Aim:
Would you return the run of lines that starts at the one with "What TikZ code" and ends at the one with "(feedback) at (983.5,451)", ends included, exactly as written and without the images?
:::
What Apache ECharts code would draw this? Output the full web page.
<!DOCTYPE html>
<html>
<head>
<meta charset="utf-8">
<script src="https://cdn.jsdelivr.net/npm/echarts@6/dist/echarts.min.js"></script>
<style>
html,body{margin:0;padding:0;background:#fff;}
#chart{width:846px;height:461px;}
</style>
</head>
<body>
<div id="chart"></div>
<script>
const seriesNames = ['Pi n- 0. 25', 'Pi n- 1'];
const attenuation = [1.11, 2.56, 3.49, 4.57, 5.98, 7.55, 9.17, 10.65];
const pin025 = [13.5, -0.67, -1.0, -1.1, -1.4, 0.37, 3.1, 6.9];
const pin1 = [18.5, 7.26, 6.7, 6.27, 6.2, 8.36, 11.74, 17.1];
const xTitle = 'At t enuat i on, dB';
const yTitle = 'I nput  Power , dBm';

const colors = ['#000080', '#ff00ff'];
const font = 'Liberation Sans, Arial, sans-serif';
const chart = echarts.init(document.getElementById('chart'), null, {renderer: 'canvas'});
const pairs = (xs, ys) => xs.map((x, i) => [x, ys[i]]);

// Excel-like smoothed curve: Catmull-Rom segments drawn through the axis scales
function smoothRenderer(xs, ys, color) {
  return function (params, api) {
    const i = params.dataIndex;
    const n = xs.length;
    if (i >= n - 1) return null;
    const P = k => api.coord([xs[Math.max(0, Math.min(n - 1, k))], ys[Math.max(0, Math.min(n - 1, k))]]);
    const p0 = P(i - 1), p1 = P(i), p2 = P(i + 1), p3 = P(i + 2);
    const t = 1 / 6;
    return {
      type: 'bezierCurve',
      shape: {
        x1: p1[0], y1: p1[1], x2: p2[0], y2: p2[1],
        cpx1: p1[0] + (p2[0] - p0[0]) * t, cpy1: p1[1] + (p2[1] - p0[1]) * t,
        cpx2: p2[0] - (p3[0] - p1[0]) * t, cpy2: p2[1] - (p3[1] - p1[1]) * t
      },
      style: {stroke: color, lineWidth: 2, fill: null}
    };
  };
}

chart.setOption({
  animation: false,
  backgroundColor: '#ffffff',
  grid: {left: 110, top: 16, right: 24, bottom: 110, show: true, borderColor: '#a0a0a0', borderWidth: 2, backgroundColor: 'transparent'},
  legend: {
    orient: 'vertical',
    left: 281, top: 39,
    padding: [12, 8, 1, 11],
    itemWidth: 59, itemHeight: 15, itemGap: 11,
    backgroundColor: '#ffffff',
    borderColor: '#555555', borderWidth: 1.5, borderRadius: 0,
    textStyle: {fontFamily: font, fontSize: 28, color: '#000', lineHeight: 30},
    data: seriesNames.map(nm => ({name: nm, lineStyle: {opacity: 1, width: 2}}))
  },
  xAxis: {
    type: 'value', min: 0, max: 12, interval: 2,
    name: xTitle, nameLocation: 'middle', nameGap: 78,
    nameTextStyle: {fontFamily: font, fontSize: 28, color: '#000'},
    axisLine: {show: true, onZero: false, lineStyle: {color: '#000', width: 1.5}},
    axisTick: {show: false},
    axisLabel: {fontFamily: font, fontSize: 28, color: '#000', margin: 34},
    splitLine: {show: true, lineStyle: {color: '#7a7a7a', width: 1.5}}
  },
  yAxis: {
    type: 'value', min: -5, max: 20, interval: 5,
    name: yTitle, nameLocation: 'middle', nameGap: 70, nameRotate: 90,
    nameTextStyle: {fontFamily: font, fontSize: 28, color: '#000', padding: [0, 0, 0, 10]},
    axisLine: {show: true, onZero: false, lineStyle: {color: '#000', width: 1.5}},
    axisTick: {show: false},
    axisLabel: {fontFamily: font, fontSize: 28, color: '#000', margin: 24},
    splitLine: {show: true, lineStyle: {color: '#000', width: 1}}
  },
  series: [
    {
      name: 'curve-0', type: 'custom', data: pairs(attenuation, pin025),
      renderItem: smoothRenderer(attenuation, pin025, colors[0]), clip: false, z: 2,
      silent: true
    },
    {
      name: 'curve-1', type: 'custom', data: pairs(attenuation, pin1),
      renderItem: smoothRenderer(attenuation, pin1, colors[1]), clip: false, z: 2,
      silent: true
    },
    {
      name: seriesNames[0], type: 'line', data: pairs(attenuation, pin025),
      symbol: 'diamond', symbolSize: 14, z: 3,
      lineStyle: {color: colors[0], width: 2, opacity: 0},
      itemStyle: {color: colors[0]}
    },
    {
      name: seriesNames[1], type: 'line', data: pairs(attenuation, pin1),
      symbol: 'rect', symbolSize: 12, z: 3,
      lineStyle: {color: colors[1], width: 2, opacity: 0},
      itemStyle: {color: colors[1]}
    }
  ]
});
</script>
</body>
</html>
:::
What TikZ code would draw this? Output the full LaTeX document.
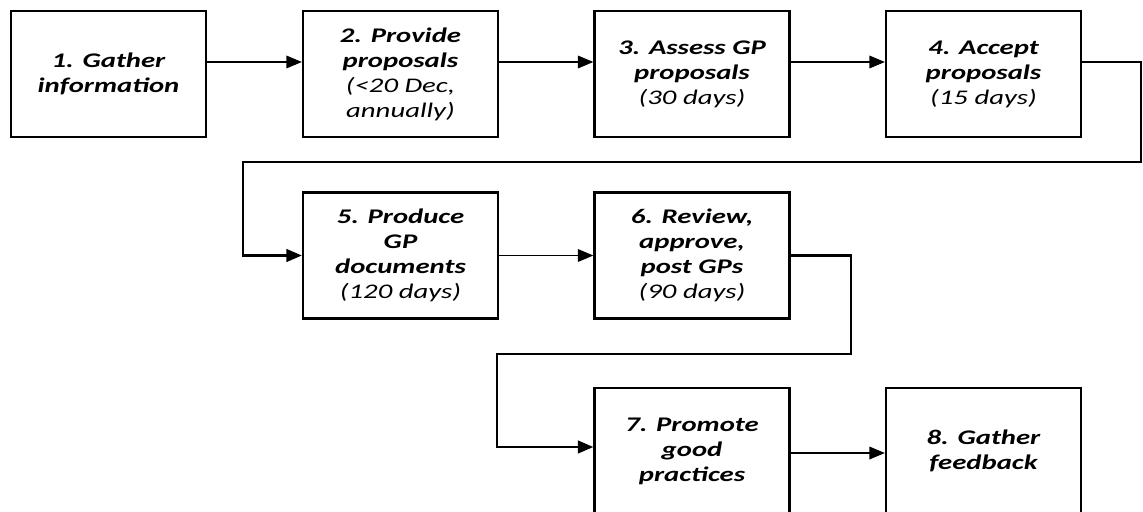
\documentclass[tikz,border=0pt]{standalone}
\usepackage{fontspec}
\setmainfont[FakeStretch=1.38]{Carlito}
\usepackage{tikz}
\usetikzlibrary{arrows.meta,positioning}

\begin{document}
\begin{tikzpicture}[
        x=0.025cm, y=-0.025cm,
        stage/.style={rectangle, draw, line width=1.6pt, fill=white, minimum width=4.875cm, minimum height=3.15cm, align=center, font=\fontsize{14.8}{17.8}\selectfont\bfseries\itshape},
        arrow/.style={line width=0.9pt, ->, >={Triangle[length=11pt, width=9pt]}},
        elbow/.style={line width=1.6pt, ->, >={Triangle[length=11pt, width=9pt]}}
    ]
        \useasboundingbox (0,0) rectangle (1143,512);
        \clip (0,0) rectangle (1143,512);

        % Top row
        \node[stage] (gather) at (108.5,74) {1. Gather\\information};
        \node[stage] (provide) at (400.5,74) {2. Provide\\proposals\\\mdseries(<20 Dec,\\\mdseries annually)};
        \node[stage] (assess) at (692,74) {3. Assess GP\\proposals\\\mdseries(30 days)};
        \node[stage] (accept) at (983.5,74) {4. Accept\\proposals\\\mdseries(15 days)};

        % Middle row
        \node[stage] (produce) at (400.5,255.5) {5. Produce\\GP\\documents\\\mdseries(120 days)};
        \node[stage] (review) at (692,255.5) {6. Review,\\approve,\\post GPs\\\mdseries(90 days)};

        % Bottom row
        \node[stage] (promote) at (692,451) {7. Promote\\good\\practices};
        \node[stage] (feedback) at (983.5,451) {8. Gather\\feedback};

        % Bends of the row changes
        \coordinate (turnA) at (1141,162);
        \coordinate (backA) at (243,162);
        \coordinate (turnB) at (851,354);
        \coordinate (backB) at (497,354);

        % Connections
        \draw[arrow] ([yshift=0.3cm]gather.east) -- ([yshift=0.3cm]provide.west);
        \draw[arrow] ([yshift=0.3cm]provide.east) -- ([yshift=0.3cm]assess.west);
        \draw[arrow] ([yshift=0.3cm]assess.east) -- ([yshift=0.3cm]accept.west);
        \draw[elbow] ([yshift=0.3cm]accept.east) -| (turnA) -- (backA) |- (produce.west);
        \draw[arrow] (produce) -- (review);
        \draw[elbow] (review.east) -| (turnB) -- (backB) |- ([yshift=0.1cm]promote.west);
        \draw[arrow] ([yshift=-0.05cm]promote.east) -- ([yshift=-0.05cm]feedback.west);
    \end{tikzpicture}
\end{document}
:::
Response to the task:
What TikZ code would draw this? Output the full LaTeX document.
\documentclass[tikz,border=0pt]{standalone}
\usepackage{fontspec}
\setmainfont[FakeStretch=1.38]{Carlito}
\usepackage{tikz}
\usetikzlibrary{arrows.meta,positioning}

\begin{document}
\begin{tikzpicture}[
        x=0.025cm, y=-0.025cm,
        stage/.style={rectangle, draw, line width=1.6pt, fill=white, minimum width=4.875cm, minimum height=3.15cm, align=center, font=\fontsize{14.8}{17.8}\selectfont\bfseries\itshape},
        arrow/.style={line width=0.9pt, ->, >={Triangle[length=11pt, width=9pt]}},
        elbow/.style={line width=1.6pt, ->, >={Triangle[length=11pt, width=9pt]}}
    ]
        \useasboundingbox (0,0) rectangle (1143,512);
        \clip (0,0) rectangle (1143,512);

        % Top row
        \node[stage] (gather) at (108.5,74) {1. Gather\\information};
        \node[stage] (provide) at (400.5,74) {2. Provide\\proposals\\\mdseries(<20 Dec,\\\mdseries annually)};
        \node[stage] (assess) at (692,74) {3. Assess GP\\proposals\\\mdseries(30 days)};
        \node[stage] (accept) at (983.5,74) {4. Accept\\proposals\\\mdseries(15 days)};

        % Middle row
        \node[stage] (produce) at (400.5,255.5) {5. Produce\\GP\\documents\\\mdseries(120 days)};
        \node[stage] (review) at (692,255.5) {6. Review,\\approve,\\post GPs\\\mdseries(90 days)};

        % Bottom row
        \node[stage] (promote) at (692,451) {7. Promote\\good\\practices};
        \node[stage] (feedback) at (983.5,451) {8. Gather\\feedback};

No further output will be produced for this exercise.